No. 515.
Señor de
Zamacona to Mr. Blaine.
Washington, August 18, 1881.
Mr. Secretary: Referring to former communications in which I have spoken of the permits given to the Indians to quit the reservations to which they belong, and of the deplorable effect which such a practice has produced in the security of the frontier States of Mexico, I have the honor to call the attention of your Department to the inclosed extract from a report made by the agent at Mescaleros Agency, wherein proof is seen not only of the fact of leave being given in one case, but also that it had been granted 1or the specific purpose that the Indians in question might cross into Mexico. The agent adds that subsequently, and in virtue of military operations, these Indians were driven towards the south, and gathered until they formed a party of 70, which has committed its usual depredations.

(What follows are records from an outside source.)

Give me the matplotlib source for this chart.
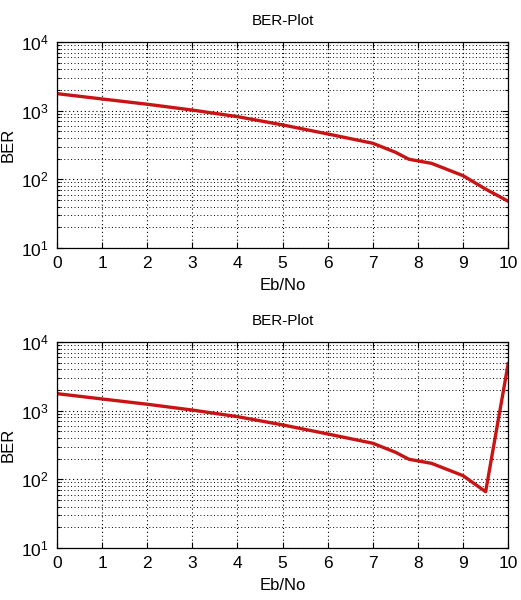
import numpy as np
import matplotlib
matplotlib.use('Agg')
import matplotlib.pyplot as plt
from matplotlib.ticker import LogLocator, FixedLocator

# =============================================================================
# DATA
# =============================================================================
ebno = [0, 1, 2, 3, 4, 5, 6, 7, 7.5, 7.8, 8.3, 9, 9.5, 10]
ber_top = [1770, 1480, 1240, 1020, 818, 620, 458, 335, 248, 196, 171, 113, 72, 48]
ber_bot = [1770, 1480, 1240, 1020, 818, 620, 458, 335, 248, 196, 171, 113, 66, 4840]
x_ticks = list(range(0, 11))
# =============================================================================

FONT = ['Liberation Sans', 'DejaVu Sans']
plt.rcParams['font.family'] = FONT
plt.rcParams['mathtext.fontset'] = 'custom'
plt.rcParams['mathtext.rm'] = FONT[0]
plt.rcParams['mathtext.it'] = FONT[0]

DOTS = (0, (1, 2.5))


def ber_axes(fig, rect, x, y):
    ax = fig.add_axes(rect)
    ax.semilogy(x, y, color='#c81414', lw=2.4, solid_joinstyle='round')
    ax.set_xlim(0, 10)
    ax.set_ylim(10, 1e4)
    ax.xaxis.set_major_locator(FixedLocator(x_ticks))
    ax.yaxis.set_major_locator(LogLocator(base=10))
    ax.yaxis.set_minor_locator(LogLocator(base=10, subs=np.arange(2, 10)))
    ax.grid(True, which='major', color='k', ls=DOTS, lw=0.8)
    ax.grid(True, which='minor', axis='y', color='k', ls=DOTS, lw=0.7)
    ax.tick_params(which='both', direction='in', top=True, right=True,
                   labelsize=12.5, width=0.8)
    ax.tick_params(which='major', length=4, pad=6)
    ax.tick_params(which='minor', length=2)
    ax.set_title('BER-Plot', fontsize=11, pad=12)
    ax.set_xlabel('Eb/No', fontsize=12, labelpad=5)
    ax.set_ylabel('BER', fontsize=12, labelpad=4)
    for s in ax.spines.values():
        s.set_linewidth(0.9)
    return ax


fig = plt.figure(figsize=(5.21, 6.0), dpi=100)
ber_axes(fig, [0.1094, 0.5867, 0.866, 0.3433], ebno, ber_top)
ber_axes(fig, [0.1094, 0.0867, 0.866, 0.3433], ebno, ber_bot)
fig.savefig('out.png', dpi=100)
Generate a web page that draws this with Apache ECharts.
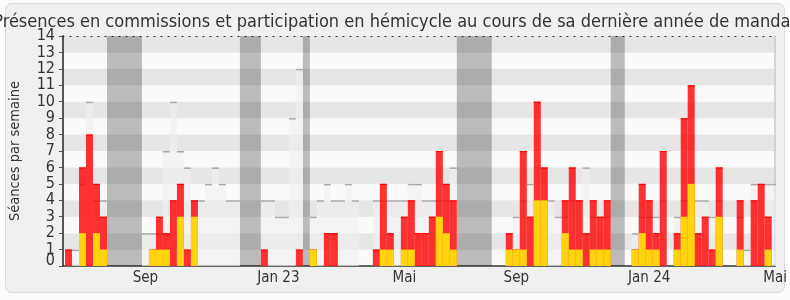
<!DOCTYPE html>
<html><head><meta charset="utf-8">
<script src="https://cdn.jsdelivr.net/npm/echarts@6/dist/echarts.min.js"></script>
<style>html,body{margin:0;padding:0;background:#fcfcfc}#c{width:790px;height:300px}</style>
</head><body><div id="c"></div><script>
// weekly values, week index 0..101
const commission = [
 1,0,6,8,5,3,0,0,0,0,
 0,0,1,3,2,4,5,1,4,0,
 0,0,0,0,0,0,0,0,1,0,
 0,0,0,1,0,1,0,2,2,0,
 0,0,0,0,1,5,2,0,3,4,
 2,2,3,7,5,4,0,0,0,0,
 0,0,0,2,1,7,3,10,6,0,
 0,4,6,4,2,4,3,4,0,0,
 0,1,5,4,2,7,0,2,9,11,
 2,3,1,6,0,0,4,0,4,5,
 3,0];
const interventions = [
 0,0,2,0,2,1,0,0,0,0,
 0,0,1,1,1,0,3,0,3,0,
 0,0,0,0,0,0,0,0,0,0,
 0,0,0,0,0,1,0,0,0,0,
 0,0,0,0,0,1,1,0,1,1,
 0,0,0,3,2,1,0,0,0,0,
 0,0,0,1,1,1,0,4,4,0,
 0,2,1,1,0,1,1,1,0,0,
 0,1,2,1,1,0,0,1,3,5,
 0,0,0,3,0,0,1,0,0,0,
 1,0];
const hemicycle = [
 1,1,5,10,4,4,0,0,0,0,
 0,2,2,2,7,10,7,6,4,4,
 5,6,5,4,4,0,0,0,4,4,
 3,3,9,12,0,3,4,5,4,4,
 5,4,0,0,4,4,4,4,4,5,
 5,4,4,4,4,6,0,0,0,0,
 0,0,0,2,3,4,5,4,4,4,
 3,3,4,4,6,3,3,3,0,0,
 0,2,3,3,3,4,0,3,4,4,
 4,4,3,4,0,0,3,1,5,5,
 5,5];
// vacation periods: [first week, week after last]
const vacStart = [6, 25, 34, 56, 78];
const vacEnd   = [11, 28, 35, 61, 80];
const labelWeeks = [11, 30, 48, 64, 83, 101];
const labelTexts = ['Sep', 'Jan 23', 'Mai', 'Sep', 'Jan 24', 'Mai'];
const yTickLabels = [1, 2, 3, 4, 5, 6, 7, 8, 9, 10, 11, 12, 13, 14];
const yZeroLabel = [0];
const title = 'Présences en commissions et participation en hémicycle au cours de sa dernière année de mandat';
const yName = 'Séances par semaine';

const FONT = '"DejaVu Sans Condensed", "DejaVu Sans", sans-serif';
const XMIN = -0.283, XMAX = 101.5, YMAX = 14;

function barRender(fill, top, lw) {
  return function (params, api) {
    const k = api.value(0), v = api.value(1);
    if (!v) return null;
    const p0 = api.coord([k, 0]), p1 = api.coord([k + 1, v]);
    const ch = [{type: 'rect', shape: {x: p0[0], y: p1[1], width: p1[0] - p0[0], height: p0[1] - p1[1]}, style: {fill: fill}}];
    if (top) ch.push({type: 'line', shape: {x1: p0[0], y1: p1[1] + lw / 2, x2: p1[0], y2: p1[1] + lw / 2}, style: {stroke: top, lineWidth: lw}});
    return {type: 'group', children: ch};
  };
}

const chart = echarts.init(document.getElementById('c'), null, {renderer: 'canvas'});
chart.setOption({
  animation: false,
  backgroundColor: 'transparent',
  graphic: [{type: 'rect', z: -100, silent: true,
    shape: {x: 5.5, y: 3.5, width: 779, height: 289, r: 6},
    style: {fill: '#f0f0f0', stroke: '#dcdcdc', lineWidth: 1}}],
  title: {text: title, left: 'center', top: 8,
    textStyle: {fontFamily: FONT, fontSize: 18, fontWeight: 'normal', color: '#333'}},
  grid: {left: 62, right: 10, top: 36, bottom: 34, containLabel: false},
  xAxis: [{
    type: 'value', min: XMIN, max: XMAX, position: 'bottom',
    axisLine: {show: true, onZero: false, lineStyle: {color: '#333', width: 1.5}},
    axisTick: {show: false},
    splitLine: {show: false},
    axisLabel: {
      customValues: labelWeeks.map(k => k + 0.5),
      formatter: v => { const i = labelWeeks.indexOf(Math.round(v - 0.5)); return i >= 0 ? labelTexts[i] : ''; },
      fontFamily: FONT, fontSize: 15, color: '#333', margin: 5
    }
  }, {
    type: 'value', min: XMIN, max: XMAX, position: 'top',
    axisLine: {show: true, onZero: false, lineStyle: {color: '#222', width: 1, type: [1, 6]}},
    axisTick: {show: false}, axisLabel: {show: false}, splitLine: {show: false}
  }],
  yAxis: [{
    type: 'value', min: 0, max: YMAX, interval: 1, position: 'left',
    name: yName, nameLocation: 'middle', nameGap: 40,
    nameTextStyle: {fontFamily: FONT, fontSize: 14.5, color: '#333'},
    axisLine: {show: true, onZero: false, lineStyle: {color: '#555', width: 2}},
    axisTick: {show: true, length: 4, lineStyle: {color: '#555'}},
    splitLine: {show: false},
    splitArea: {show: true, areaStyle: {color: ['#fafafa', '#e6e6e6']}},
    axisLabel: {
      customValues: yTickLabels, hideOverlap: false,
      fontFamily: FONT, fontSize: 16, color: '#333', margin: 8
    }
  }, {
    type: 'value', min: 0, max: YMAX, position: 'right',
    axisLine: {show: true, onZero: false, lineStyle: {color: '#c8c8c8', width: 1.5}},
    axisTick: {show: false}, axisLabel: {show: false}, splitLine: {show: false}
  }, {
    type: 'value', min: 0, max: YMAX, position: 'left', offset: 0,
    axisLine: {show: false}, axisTick: {show: false}, splitLine: {show: false},
    axisLabel: {
      customValues: yZeroLabel, verticalAlign: 'bottom', lineHeight: 10,
      fontFamily: FONT, fontSize: 16, color: '#333', margin: 8
    }
  }],
  series: [
    {type: 'custom', name: 'vacances', z: 1, clip: true,
      data: vacStart.map((s, i) => [s, vacEnd[i]]),
      renderItem: (params, api) => {
        const p0 = api.coord([api.value(0), YMAX]), p1 = api.coord([api.value(1), 0]);
        return {type: 'rect', shape: {x: p0[0], y: p0[1], width: p1[0] - p0[0], height: p1[1] - p0[1]},
          style: {fill: 'rgba(0,0,0,0.25)'}};
      }},
    {type: 'custom', name: 'hémicycle', z: 2, clip: true,
      data: hemicycle.map((v, k) => [k, v]),
      renderItem: barRender('rgba(239,239,239,0.65)', '#aaaaaa', 1.5)},
    {type: 'custom', name: 'présences commission', z: 3, clip: true,
      data: commission.map((v, k) => [k, v]),
      renderItem: barRender('rgba(255,0,0,0.8)', 'rgba(255,0,0,0.9)', 1.2)},
    {type: 'custom', name: 'interventions commission', z: 4, clip: true,
      data: interventions.map((v, k) => [k, v]),
      renderItem: barRender('#ffd30d', null, 0)}
  ]
});
</script></body></html>
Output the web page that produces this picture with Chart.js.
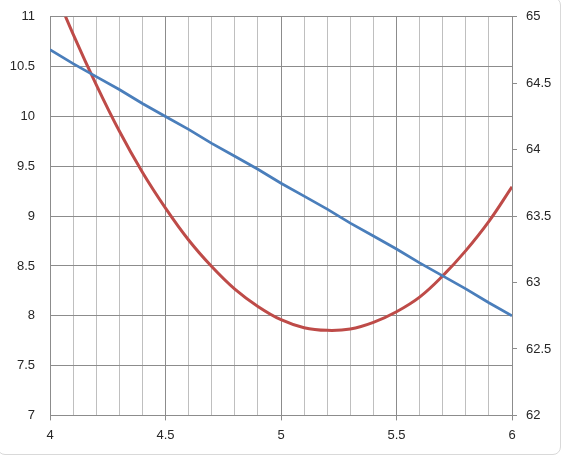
<!DOCTYPE html>
<html>
<head>
<meta charset="utf-8">
<script src="https://cdn.jsdelivr.net/npm/chart.js@4"></script>
<style>
  html, body { margin: 0; padding: 0; background: #fff; overflow: hidden; }
  #frame { position: absolute; left: -3px; top: -3px; width: 564px; height: 458px;
           border: 1px solid #d9d9d9; border-radius: 8px; box-sizing: border-box; }
  #wrap { position: absolute; left: 0; top: -6px; width: 562px; height: 464px; }
</style>
</head>
<body>
<div id="frame"></div>
<div id="wrap"><canvas id="chart"></canvas></div>
<script>
// x values (every 0.1 from 4 to 6)
const xValues = [4.0, 4.1, 4.2, 4.3, 4.4, 4.5, 4.6, 4.7, 4.8, 4.9, 5.0,
                 5.1, 5.2, 5.3, 5.4, 5.5, 5.6, 5.7, 5.8, 5.9, 6.0];
// blue series, left axis
const blueValues = [10.67, 10.53, 10.40, 10.27, 10.13, 10.00, 9.87, 9.73, 9.60, 9.47, 9.33,
                    9.20, 9.07, 8.93, 8.80, 8.67, 8.53, 8.40, 8.27, 8.13, 8.00];
// red series, right axis
const redValues = [65.28, 64.87, 64.49, 64.14, 63.83, 63.56, 63.32, 63.12, 62.95, 62.82, 62.72,
                   62.66, 62.64, 62.65, 62.70, 62.78, 62.89, 63.05, 63.24, 63.46, 63.72];

const leftRange = [7, 11];
const rightRange = [62, 65];
const xRange = [4, 6];

const majorGrid = '#8c8c8c';
const minorGrid = '#bfbfbf';
const textColor = '#262626';

Chart.defaults.font.family = '"Liberation Sans", Arial, sans-serif';
Chart.defaults.font.size = 13;
Chart.defaults.color = textColor;

const isMajor = v => Math.round(v * 10) % 5 === 0;
const fmt = v => String(Math.round(v * 10) / 10);

const ctx = document.getElementById('chart').getContext('2d');
const chart = new Chart(ctx, {
    type: 'scatter',
    data: {
        datasets: [
            {
                label: 'Series 1',
                data: xValues.map((x, i) => ({ x: x, y: blueValues[i] })),
                showLine: true,
                borderColor: '#4a7ebb',
                borderWidth: 2.75,
                pointRadius: 0,
                yAxisID: 'y'
            },
            {
                label: 'Series 2',
                data: xValues.map((x, i) => ({ x: x, y: redValues[i] })),
                showLine: true,
                borderColor: '#be4b48',
                borderWidth: 3,
                pointRadius: 0,
                tension: 0.4,
                yAxisID: 'y1'
            }
        ]
    },
    options: {
        responsive: true,
        maintainAspectRatio: false,
        animation: false,
        layout: { padding: { top: 9, bottom: 8, left: 0, right: 0 } },
        plugins: {
            legend: { display: false },
            tooltip: { enabled: false }
        },
        scales: {
            x: {
                type: 'linear',
                min: xRange[0],
                max: xRange[1],
                ticks: {
                    stepSize: 0.1,
                    autoSkip: false,
                    maxRotation: 0,
                    padding: 7,
                    callback: v => isMajor(v) ? fmt(v) : ''
                },
                grid: {
                    color: c => isMajor(c.tick.value) ? majorGrid : minorGrid,
                    tickColor: c => isMajor(c.tick.value) ? majorGrid : 'rgba(0,0,0,0)',
                    tickLength: 5,
                    lineWidth: 1
                },
                border: { color: majorGrid }
            },
            y: {
                position: 'left',
                min: leftRange[0],
                max: leftRange[1],
                ticks: { stepSize: 0.5, padding: 15, callback: fmt },
                grid: { color: majorGrid, drawTicks: false },
                border: { color: majorGrid },
                afterFit: s => { s.width = 50; }
            },
            y1: {
                position: 'right',
                min: rightRange[0],
                max: rightRange[1],
                ticks: { stepSize: 0.5, padding: 9, callback: fmt },
                grid: { drawOnChartArea: false, color: majorGrid, tickLength: 5 },
                border: { color: majorGrid },
                afterFit: s => { s.width = 50; }
            }
        }
    }
});
</script>
</body>
</html>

The governor of the State of Chihuahua, within whose jurisdiction the sanguinary rapacity of the Apaches has recently been strikingly manifested, asserts moreover with reference to the testimony of officers belonging to the garrison of Fort Bliss, that from the reservation of San Carlos there have been allowed to cross into Mexico 40 Indians and 30 squaws who have committed innumerable murders and robberies in that State.
I permit myself to repeat, in view of these facts, the observations which, in my previous dispatches on this subject, I have had the honor to present to the attention of your Department, and I urge upon it anew the necessity of putting a stop to the practice referred to, in this note, a practice of whose pernicious consequences the frontier States of Mexico are unceasingly complaining.
I repeat to you, Mr. Secretary, the assurances of my distinguished consideration.